- **WHAT YOU HAVE TO DO**:
Scan the records and identify every line in which the string "this" occurs, then return those lines.

- **TASK INPUTS**:
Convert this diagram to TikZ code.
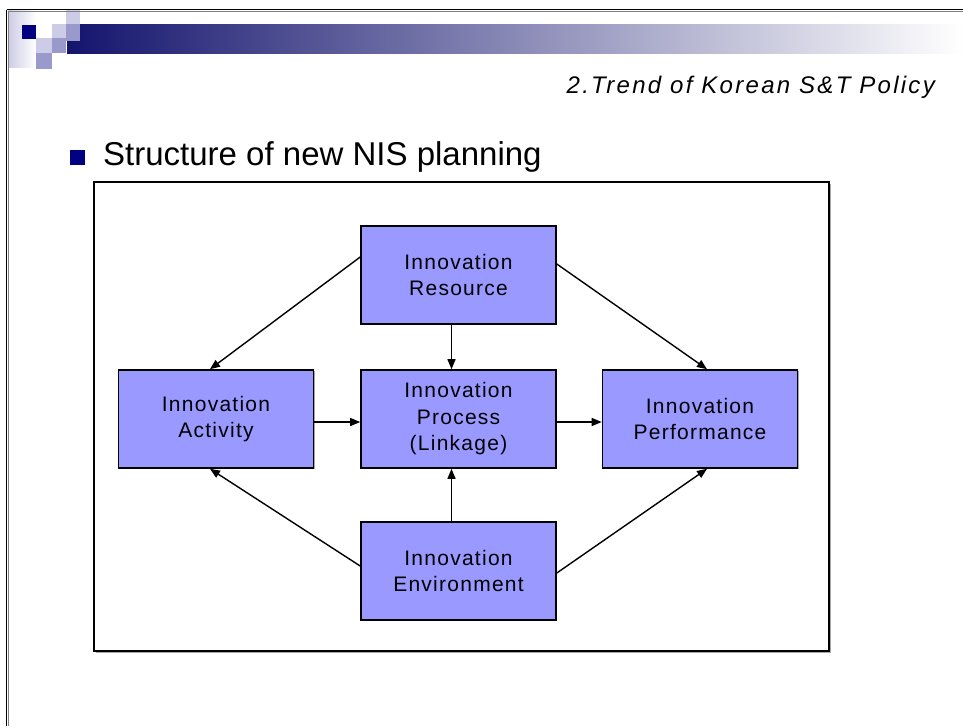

--

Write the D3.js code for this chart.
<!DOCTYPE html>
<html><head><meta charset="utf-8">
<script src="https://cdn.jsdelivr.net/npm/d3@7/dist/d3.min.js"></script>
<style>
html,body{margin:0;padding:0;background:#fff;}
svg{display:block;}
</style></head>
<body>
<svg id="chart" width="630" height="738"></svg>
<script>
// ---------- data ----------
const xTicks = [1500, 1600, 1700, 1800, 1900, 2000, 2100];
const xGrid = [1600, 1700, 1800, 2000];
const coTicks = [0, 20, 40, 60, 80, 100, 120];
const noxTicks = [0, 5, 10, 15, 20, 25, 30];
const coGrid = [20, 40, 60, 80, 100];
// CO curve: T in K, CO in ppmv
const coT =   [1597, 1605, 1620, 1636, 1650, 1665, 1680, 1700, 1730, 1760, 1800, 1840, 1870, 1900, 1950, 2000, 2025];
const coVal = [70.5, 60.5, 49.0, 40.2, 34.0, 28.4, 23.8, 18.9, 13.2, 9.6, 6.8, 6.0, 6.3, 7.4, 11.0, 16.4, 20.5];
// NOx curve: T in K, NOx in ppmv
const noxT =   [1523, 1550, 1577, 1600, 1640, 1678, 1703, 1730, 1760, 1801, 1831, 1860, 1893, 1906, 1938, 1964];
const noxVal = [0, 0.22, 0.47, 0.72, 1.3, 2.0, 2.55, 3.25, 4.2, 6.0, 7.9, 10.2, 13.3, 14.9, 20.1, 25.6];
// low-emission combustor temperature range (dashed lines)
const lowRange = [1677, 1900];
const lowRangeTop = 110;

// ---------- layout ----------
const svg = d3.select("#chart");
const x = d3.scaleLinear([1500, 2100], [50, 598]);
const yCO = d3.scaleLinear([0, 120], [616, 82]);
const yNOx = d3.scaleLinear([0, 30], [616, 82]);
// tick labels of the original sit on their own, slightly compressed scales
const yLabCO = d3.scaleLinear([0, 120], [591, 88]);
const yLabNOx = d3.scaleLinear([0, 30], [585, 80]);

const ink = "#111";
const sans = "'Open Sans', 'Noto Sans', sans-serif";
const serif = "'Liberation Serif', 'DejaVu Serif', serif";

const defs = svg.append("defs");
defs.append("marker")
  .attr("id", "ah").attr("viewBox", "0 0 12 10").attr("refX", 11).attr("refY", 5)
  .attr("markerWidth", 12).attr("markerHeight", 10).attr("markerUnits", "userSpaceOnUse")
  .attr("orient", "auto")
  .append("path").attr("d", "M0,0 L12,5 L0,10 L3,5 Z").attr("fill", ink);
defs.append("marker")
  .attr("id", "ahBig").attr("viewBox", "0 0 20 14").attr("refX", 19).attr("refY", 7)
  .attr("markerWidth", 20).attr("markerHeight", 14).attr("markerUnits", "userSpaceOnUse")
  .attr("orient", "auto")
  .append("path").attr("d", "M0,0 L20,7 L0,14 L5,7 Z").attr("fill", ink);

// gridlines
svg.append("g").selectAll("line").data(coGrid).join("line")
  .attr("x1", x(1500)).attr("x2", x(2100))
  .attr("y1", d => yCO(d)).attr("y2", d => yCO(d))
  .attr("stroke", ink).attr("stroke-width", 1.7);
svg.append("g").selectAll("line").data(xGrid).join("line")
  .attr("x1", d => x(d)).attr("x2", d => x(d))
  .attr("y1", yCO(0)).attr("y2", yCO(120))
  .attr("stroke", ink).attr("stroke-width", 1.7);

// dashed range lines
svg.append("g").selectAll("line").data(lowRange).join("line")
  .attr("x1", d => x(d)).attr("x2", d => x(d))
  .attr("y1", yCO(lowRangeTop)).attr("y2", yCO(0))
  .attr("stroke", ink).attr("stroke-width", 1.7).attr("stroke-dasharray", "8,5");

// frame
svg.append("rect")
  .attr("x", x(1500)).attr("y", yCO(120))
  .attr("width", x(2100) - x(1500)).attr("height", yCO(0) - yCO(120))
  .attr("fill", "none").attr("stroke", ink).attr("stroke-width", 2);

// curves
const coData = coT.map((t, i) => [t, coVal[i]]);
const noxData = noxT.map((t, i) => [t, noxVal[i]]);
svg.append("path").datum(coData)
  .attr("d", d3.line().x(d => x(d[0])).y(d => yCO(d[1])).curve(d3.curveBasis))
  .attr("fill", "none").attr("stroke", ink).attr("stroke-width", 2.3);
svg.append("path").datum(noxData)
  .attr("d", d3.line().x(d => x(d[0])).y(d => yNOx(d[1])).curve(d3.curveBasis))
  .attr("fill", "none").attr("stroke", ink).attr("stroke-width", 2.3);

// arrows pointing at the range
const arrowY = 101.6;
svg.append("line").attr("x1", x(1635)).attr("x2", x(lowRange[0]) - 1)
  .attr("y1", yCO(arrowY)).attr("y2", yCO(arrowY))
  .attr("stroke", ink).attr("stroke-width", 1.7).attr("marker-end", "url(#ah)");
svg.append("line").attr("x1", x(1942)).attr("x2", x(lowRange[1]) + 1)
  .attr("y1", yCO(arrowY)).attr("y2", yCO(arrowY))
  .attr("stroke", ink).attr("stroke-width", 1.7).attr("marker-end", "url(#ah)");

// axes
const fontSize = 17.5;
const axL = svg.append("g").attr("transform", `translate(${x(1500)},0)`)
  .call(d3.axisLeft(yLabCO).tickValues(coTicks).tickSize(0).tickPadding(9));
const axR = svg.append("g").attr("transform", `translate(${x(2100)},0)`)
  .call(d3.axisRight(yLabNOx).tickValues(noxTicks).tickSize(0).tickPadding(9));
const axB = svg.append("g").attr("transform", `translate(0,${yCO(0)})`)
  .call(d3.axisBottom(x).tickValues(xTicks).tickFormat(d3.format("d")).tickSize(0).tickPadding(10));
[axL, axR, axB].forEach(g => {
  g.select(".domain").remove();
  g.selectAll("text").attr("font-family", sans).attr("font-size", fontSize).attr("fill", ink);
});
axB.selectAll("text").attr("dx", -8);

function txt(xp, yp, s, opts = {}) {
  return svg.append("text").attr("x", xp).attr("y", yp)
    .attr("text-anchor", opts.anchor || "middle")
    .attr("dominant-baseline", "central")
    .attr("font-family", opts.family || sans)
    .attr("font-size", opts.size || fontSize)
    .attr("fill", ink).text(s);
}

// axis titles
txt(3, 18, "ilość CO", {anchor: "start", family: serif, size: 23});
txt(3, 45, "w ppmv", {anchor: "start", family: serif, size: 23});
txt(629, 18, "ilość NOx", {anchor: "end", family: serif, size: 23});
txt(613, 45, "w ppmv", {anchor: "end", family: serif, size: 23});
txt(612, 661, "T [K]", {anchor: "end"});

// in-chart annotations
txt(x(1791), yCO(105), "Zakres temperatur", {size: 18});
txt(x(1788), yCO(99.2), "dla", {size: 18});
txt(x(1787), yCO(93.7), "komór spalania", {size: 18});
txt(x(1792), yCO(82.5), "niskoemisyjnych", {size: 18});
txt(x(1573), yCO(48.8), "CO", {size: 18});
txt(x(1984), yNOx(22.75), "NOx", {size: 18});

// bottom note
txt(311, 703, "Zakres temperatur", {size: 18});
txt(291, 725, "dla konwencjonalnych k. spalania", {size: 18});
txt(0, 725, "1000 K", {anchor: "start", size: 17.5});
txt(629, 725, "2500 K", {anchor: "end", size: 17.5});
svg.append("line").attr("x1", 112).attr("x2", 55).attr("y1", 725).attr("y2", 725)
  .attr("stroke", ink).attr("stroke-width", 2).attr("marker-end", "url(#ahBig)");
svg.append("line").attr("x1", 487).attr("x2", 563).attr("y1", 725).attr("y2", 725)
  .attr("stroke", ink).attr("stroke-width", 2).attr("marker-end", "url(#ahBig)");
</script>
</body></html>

- **RESPONSE**:
Convert this diagram to TikZ code.
Write the D3.js code for this chart.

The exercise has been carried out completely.